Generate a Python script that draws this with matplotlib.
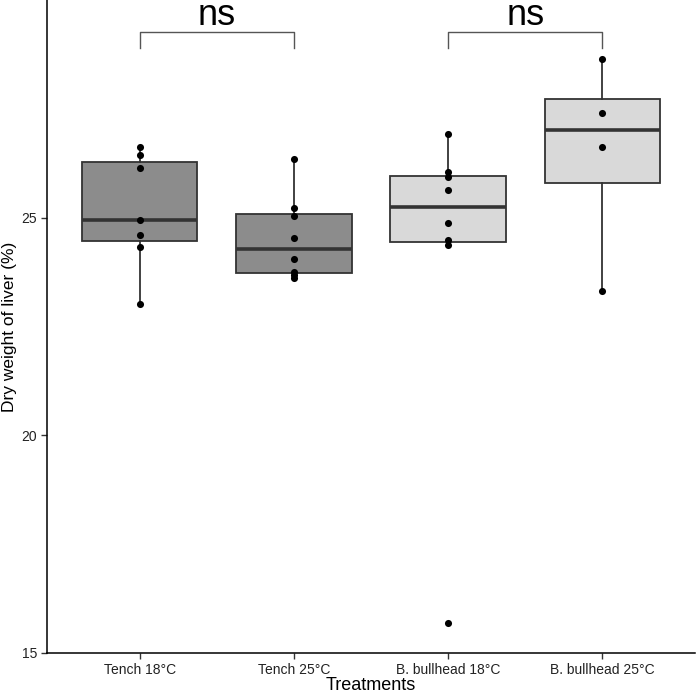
import matplotlib
matplotlib.use("Agg")
import matplotlib.pyplot as plt
import numpy as np

plt.rcParams['font.family'] = ['Liberation Sans', 'DejaVu Sans']

categories = ["Tench 18°C", "Tench 25°C", "B. bullhead 18°C", "B. bullhead 25°C"]
tench_18 = [26.62, 26.43, 26.15, 24.94, 24.61, 24.33, 23.02]
tench_25 = [26.34, 25.23, 25.03, 24.53, 24.05, 23.75, 23.68, 23.62]
bullhead_18 = [26.93, 26.04, 25.94, 25.63, 24.87, 24.48, 24.37, 15.68]
bullhead_25 = [28.64, 27.41, 26.62, 23.31]
fill_colors = ["#8C8C8C", "#8C8C8C", "#D9D9D9", "#D9D9D9"]
comparisons = [(1, 2, "ns"), (3, 4, "ns")]
yticks = [15, 20, 25]

data = [tench_18, tench_25, bullhead_18, bullhead_25]
positions = np.arange(1, len(categories) + 1)

fig = plt.figure(figsize=(6.96, 6.93), dpi=100)
ax = fig.add_axes([47/696, 40/693, 648/696, 653/693])

edge = "#333333"
bp = ax.boxplot(data, positions=positions, widths=0.75, patch_artist=True,
                showfliers=False, showcaps=False, whis=1.5,
                medianprops=dict(color=edge, linewidth=2.6),
                whiskerprops=dict(color=edge, linewidth=1.3),
                boxprops=dict(edgecolor=edge, linewidth=1.3))
for patch, c in zip(bp['boxes'], fill_colors):
    patch.set_facecolor(c)

for p, vals in zip(positions, data):
    ax.scatter(np.full(len(vals), p), vals, s=26, color="black", zorder=5, linewidths=0)

# significance brackets
for a, b, lab in comparisons:
    ax.plot([a, a, b, b], [28.89, 29.27, 29.27, 28.89], color="#555555", lw=1.0,
            clip_on=False)
    ax.text((a + b) / 2, 29.43, lab, ha='center', va='baseline', fontsize=26,
            color="black")

ax.set_xlim(0.4, 4.6)
ax.set_ylim(15, 30)
ax.set_xticks(positions)
ax.set_xticklabels(categories, fontsize=10, color="#222222")
ax.set_yticks(yticks)
ax.set_yticklabels([str(t) for t in yticks], fontsize=10, color="#222222")
ax.tick_params(direction='out', length=4, width=1, color="#333333", pad=3)

for s in ['top', 'right']:
    ax.spines[s].set_visible(False)
for s in ['left', 'bottom']:
    ax.spines[s].set_linewidth(1.1)
    ax.spines[s].set_color("black")

ax.set_xlabel("Treatments", fontsize=13, labelpad=0)
ax.set_ylabel("Dry weight of liver (%)", fontsize=12.5, va='center')
ax.yaxis.set_label_coords((10 - 47) / 648, 0.5)

fig.savefig("out.png", dpi=100)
* * * * * * *
▸ **Task details**: Please transcribe the material above exactly as written. Leave the pictures out.

▸ **Result**:
Generate a Python script that draws this with matplotlib.
import matplotlib
matplotlib.use("Agg")
import matplotlib.pyplot as plt
import numpy as np

plt.rcParams['font.family'] = ['Liberation Sans', 'DejaVu Sans']

categories = ["Tench 18°C", "Tench 25°C", "B. bullhead 18°C", "B. bullhead 25°C"]
tench_18 = [26.62, 26.43, 26.15, 24.94, 24.61, 24.33, 23.02]
tench_25 = [26.34, 25.23, 25.03, 24.53, 24.05, 23.75, 23.68, 23.62]
bullhead_18 = [26.93, 26.04, 25.94, 25.63, 24.87, 24.48, 24.37, 15.68]
bullhead_25 = [28.64, 27.41, 26.62, 23.31]
fill_colors = ["#8C8C8C", "#8C8C8C", "#D9D9D9", "#D9D9D9"]
comparisons = [(1, 2, "ns"), (3, 4, "ns")]
yticks = [15, 20, 25]

data = [tench_18, tench_25, bullhead_18, bullhead_25]
positions = np.arange(1, len(categories) + 1)

fig = plt.figure(figsize=(6.96, 6.93), dpi=100)
ax = fig.add_axes([47/696, 40/693, 648/696, 653/693])

edge = "#333333"
bp = ax.boxplot(data, positions=positions, widths=0.75, patch_artist=True,
                showfliers=False, showcaps=False, whis=1.5,
                medianprops=dict(color=edge, linewidth=2.6),
                whiskerprops=dict(color=edge, linewidth=1.3),
                boxprops=dict(edgecolor=edge, linewidth=1.3))
for patch, c in zip(bp['boxes'], fill_colors):
    patch.set_facecolor(c)

for p, vals in zip(positions, data):
    ax.scatter(np.full(len(vals), p), vals, s=26, color="black", zorder=5, linewidths=0)

# significance brackets
for a, b, lab in comparisons:
    ax.plot([a, a, b, b], [28.89, 29.27, 29.27, 28.89], color="#555555", lw=1.0,
            clip_on=False)
    ax.text((a + b) / 2, 29.43, lab, ha='center', va='baseline', fontsize=26,
            color="black")

ax.set_xlim(0.4, 4.6)
ax.set_ylim(15, 30)
ax.set_xticks(positions)
ax.set_xticklabels(categories, fontsize=10, color="#222222")
ax.set_yticks(yticks)
ax.set_yticklabels([str(t) for t in yticks], fontsize=10, color="#222222")
ax.tick_params(direction='out', length=4, width=1, color="#333333", pad=3)

for s in ['top', 'right']:
    ax.spines[s].set_visible(False)
for s in ['left', 'bottom']:
    ax.spines[s].set_linewidth(1.1)
    ax.spines[s].set_color("black")

ax.set_xlabel("Treatments", fontsize=13, labelpad=0)
ax.set_ylabel("Dry weight of liver (%)", fontsize=12.5, va='center')
ax.yaxis.set_label_coords((10 - 47) / 648, 0.5)

fig.savefig("out.png", dpi=100)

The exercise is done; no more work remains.